— begin GIVEN MATERIAL —

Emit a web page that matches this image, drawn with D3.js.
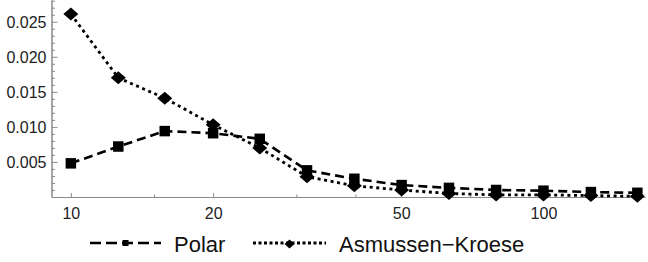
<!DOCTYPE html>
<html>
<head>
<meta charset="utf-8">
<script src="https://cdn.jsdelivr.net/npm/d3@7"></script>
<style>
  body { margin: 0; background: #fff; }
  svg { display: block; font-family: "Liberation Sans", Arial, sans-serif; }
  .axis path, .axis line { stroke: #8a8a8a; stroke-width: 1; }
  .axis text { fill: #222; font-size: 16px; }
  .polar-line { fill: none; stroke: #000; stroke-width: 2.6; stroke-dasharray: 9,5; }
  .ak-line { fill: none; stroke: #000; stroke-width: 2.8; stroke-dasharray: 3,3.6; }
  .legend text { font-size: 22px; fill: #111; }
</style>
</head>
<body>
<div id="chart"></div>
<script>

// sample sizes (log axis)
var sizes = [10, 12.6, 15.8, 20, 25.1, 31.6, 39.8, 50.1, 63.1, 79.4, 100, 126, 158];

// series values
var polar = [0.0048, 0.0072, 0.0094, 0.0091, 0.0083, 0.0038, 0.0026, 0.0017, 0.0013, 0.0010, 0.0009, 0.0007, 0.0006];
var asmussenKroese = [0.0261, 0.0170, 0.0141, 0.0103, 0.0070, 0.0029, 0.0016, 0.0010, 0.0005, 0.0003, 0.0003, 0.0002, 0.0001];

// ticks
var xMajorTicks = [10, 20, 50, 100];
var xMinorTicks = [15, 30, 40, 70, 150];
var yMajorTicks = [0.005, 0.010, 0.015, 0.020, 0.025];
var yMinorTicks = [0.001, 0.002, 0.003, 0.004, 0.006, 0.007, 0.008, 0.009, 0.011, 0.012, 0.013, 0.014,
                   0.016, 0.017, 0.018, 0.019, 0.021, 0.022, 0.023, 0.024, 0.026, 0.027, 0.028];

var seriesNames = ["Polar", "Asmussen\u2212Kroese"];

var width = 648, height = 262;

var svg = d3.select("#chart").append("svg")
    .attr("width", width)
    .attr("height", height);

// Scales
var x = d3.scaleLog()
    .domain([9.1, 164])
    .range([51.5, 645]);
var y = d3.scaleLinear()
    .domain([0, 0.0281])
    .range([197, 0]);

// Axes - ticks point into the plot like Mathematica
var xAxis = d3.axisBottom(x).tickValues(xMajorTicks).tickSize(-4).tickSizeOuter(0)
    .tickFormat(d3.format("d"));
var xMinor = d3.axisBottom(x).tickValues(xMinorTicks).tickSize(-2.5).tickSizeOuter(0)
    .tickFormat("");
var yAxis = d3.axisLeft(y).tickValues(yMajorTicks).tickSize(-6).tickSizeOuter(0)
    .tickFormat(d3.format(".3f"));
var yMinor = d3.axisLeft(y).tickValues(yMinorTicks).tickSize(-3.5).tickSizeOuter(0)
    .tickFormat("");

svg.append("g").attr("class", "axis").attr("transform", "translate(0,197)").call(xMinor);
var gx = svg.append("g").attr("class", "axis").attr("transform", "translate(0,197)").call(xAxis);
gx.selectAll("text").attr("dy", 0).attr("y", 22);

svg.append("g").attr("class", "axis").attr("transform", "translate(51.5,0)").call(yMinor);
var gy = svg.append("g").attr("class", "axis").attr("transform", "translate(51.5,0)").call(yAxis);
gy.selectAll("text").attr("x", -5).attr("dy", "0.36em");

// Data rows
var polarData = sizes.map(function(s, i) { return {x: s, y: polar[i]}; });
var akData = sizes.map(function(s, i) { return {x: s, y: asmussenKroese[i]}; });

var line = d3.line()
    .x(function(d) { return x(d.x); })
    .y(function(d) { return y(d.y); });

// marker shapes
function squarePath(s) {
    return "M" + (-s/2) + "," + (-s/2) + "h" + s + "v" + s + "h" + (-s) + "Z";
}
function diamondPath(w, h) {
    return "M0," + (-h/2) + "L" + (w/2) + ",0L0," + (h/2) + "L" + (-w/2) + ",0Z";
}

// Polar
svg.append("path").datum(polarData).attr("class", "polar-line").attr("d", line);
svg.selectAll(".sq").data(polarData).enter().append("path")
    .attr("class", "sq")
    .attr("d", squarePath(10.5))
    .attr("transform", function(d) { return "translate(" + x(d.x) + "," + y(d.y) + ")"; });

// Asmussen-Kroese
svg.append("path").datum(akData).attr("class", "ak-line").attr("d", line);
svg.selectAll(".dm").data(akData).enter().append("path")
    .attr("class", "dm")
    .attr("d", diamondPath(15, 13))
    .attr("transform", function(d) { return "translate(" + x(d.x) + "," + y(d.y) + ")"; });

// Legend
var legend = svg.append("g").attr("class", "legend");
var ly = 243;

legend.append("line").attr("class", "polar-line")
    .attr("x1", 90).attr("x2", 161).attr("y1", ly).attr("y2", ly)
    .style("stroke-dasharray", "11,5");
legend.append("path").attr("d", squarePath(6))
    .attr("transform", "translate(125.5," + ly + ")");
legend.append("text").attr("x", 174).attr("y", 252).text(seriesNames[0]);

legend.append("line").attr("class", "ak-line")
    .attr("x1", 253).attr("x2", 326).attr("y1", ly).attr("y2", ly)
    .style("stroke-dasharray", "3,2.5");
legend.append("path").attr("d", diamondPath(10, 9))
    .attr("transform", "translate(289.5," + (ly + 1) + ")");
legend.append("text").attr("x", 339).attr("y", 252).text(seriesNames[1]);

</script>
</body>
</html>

— end GIVEN MATERIAL —

§ **OBJECTIVE**: Set down all the data again exactly as above, pictures excluded.

§ **COMPLETE ANSWER**:
Emit a web page that matches this image, drawn with D3.js.
<!DOCTYPE html>
<html>
<head>
<meta charset="utf-8">
<script src="https://cdn.jsdelivr.net/npm/d3@7"></script>
<style>
  body { margin: 0; background: #fff; }
  svg { display: block; font-family: "Liberation Sans", Arial, sans-serif; }
  .axis path, .axis line { stroke: #8a8a8a; stroke-width: 1; }
  .axis text { fill: #222; font-size: 16px; }
  .polar-line { fill: none; stroke: #000; stroke-width: 2.6; stroke-dasharray: 9,5; }
  .ak-line { fill: none; stroke: #000; stroke-width: 2.8; stroke-dasharray: 3,3.6; }
  .legend text { font-size: 22px; fill: #111; }
</style>
</head>
<body>
<div id="chart"></div>
<script>

// sample sizes (log axis)
var sizes = [10, 12.6, 15.8, 20, 25.1, 31.6, 39.8, 50.1, 63.1, 79.4, 100, 126, 158];

// series values
var polar = [0.0048, 0.0072, 0.0094, 0.0091, 0.0083, 0.0038, 0.0026, 0.0017, 0.0013, 0.0010, 0.0009, 0.0007, 0.0006];
var asmussenKroese = [0.0261, 0.0170, 0.0141, 0.0103, 0.0070, 0.0029, 0.0016, 0.0010, 0.0005, 0.0003, 0.0003, 0.0002, 0.0001];

// ticks
var xMajorTicks = [10, 20, 50, 100];
var xMinorTicks = [15, 30, 40, 70, 150];
var yMajorTicks = [0.005, 0.010, 0.015, 0.020, 0.025];
var yMinorTicks = [0.001, 0.002, 0.003, 0.004, 0.006, 0.007, 0.008, 0.009, 0.011, 0.012, 0.013, 0.014,
                   0.016, 0.017, 0.018, 0.019, 0.021, 0.022, 0.023, 0.024, 0.026, 0.027, 0.028];

var seriesNames = ["Polar", "Asmussen\u2212Kroese"];

var width = 648, height = 262;

var svg = d3.select("#chart").append("svg")
    .attr("width", width)
    .attr("height", height);

// Scales
var x = d3.scaleLog()
    .domain([9.1, 164])
    .range([51.5, 645]);
var y = d3.scaleLinear()
    .domain([0, 0.0281])
    .range([197, 0]);

// Axes - ticks point into the plot like Mathematica
var xAxis = d3.axisBottom(x).tickValues(xMajorTicks).tickSize(-4).tickSizeOuter(0)
    .tickFormat(d3.format("d"));
var xMinor = d3.axisBottom(x).tickValues(xMinorTicks).tickSize(-2.5).tickSizeOuter(0)
    .tickFormat("");
var yAxis = d3.axisLeft(y).tickValues(yMajorTicks).tickSize(-6).tickSizeOuter(0)
    .tickFormat(d3.format(".3f"));
var yMinor = d3.axisLeft(y).tickValues(yMinorTicks).tickSize(-3.5).tickSizeOuter(0)
    .tickFormat("");

svg.append("g").attr("class", "axis").attr("transform", "translate(0,197)").call(xMinor);
var gx = svg.append("g").attr("class", "axis").attr("transform", "translate(0,197)").call(xAxis);
gx.selectAll("text").attr("dy", 0).attr("y", 22);

svg.append("g").attr("class", "axis").attr("transform", "translate(51.5,0)").call(yMinor);
var gy = svg.append("g").attr("class", "axis").attr("transform", "translate(51.5,0)").call(yAxis);
gy.selectAll("text").attr("x", -5).attr("dy", "0.36em");

// Data rows
var polarData = sizes.map(function(s, i) { return {x: s, y: polar[i]}; });
var akData = sizes.map(function(s, i) { return {x: s, y: asmussenKroese[i]}; });

var line = d3.line()
    .x(function(d) { return x(d.x); })
    .y(function(d) { return y(d.y); });

// marker shapes
function squarePath(s) {
    return "M" + (-s/2) + "," + (-s/2) + "h" + s + "v" + s + "h" + (-s) + "Z";
}
function diamondPath(w, h) {
    return "M0," + (-h/2) + "L" + (w/2) + ",0L0," + (h/2) + "L" + (-w/2) + ",0Z";
}

// Polar
svg.append("path").datum(polarData).attr("class", "polar-line").attr("d", line);
svg.selectAll(".sq").data(polarData).enter().append("path")
    .attr("class", "sq")
    .attr("d", squarePath(10.5))
    .attr("transform", function(d) { return "translate(" + x(d.x) + "," + y(d.y) + ")"; });

// Asmussen-Kroese
svg.append("path").datum(akData).attr("class", "ak-line").attr("d", line);
svg.selectAll(".dm").data(akData).enter().append("path")
    .attr("class", "dm")
    .attr("d", diamondPath(15, 13))
    .attr("transform", function(d) { return "translate(" + x(d.x) + "," + y(d.y) + ")"; });

// Legend
var legend = svg.append("g").attr("class", "legend");
var ly = 243;

legend.append("line").attr("class", "polar-line")
    .attr("x1", 90).attr("x2", 161).attr("y1", ly).attr("y2", ly)
    .style("stroke-dasharray", "11,5");
legend.append("path").attr("d", squarePath(6))
    .attr("transform", "translate(125.5," + ly + ")");
legend.append("text").attr("x", 174).attr("y", 252).text(seriesNames[0]);

legend.append("line").attr("class", "ak-line")
    .attr("x1", 253).attr("x2", 326).attr("y1", ly).attr("y2", ly)
    .style("stroke-dasharray", "3,2.5");
legend.append("path").attr("d", diamondPath(10, 9))
    .attr("transform", "translate(289.5," + (ly + 1) + ")");
legend.append("text").attr("x", 339).attr("y", 252).text(seriesNames[1]);

</script>
</body>
</html>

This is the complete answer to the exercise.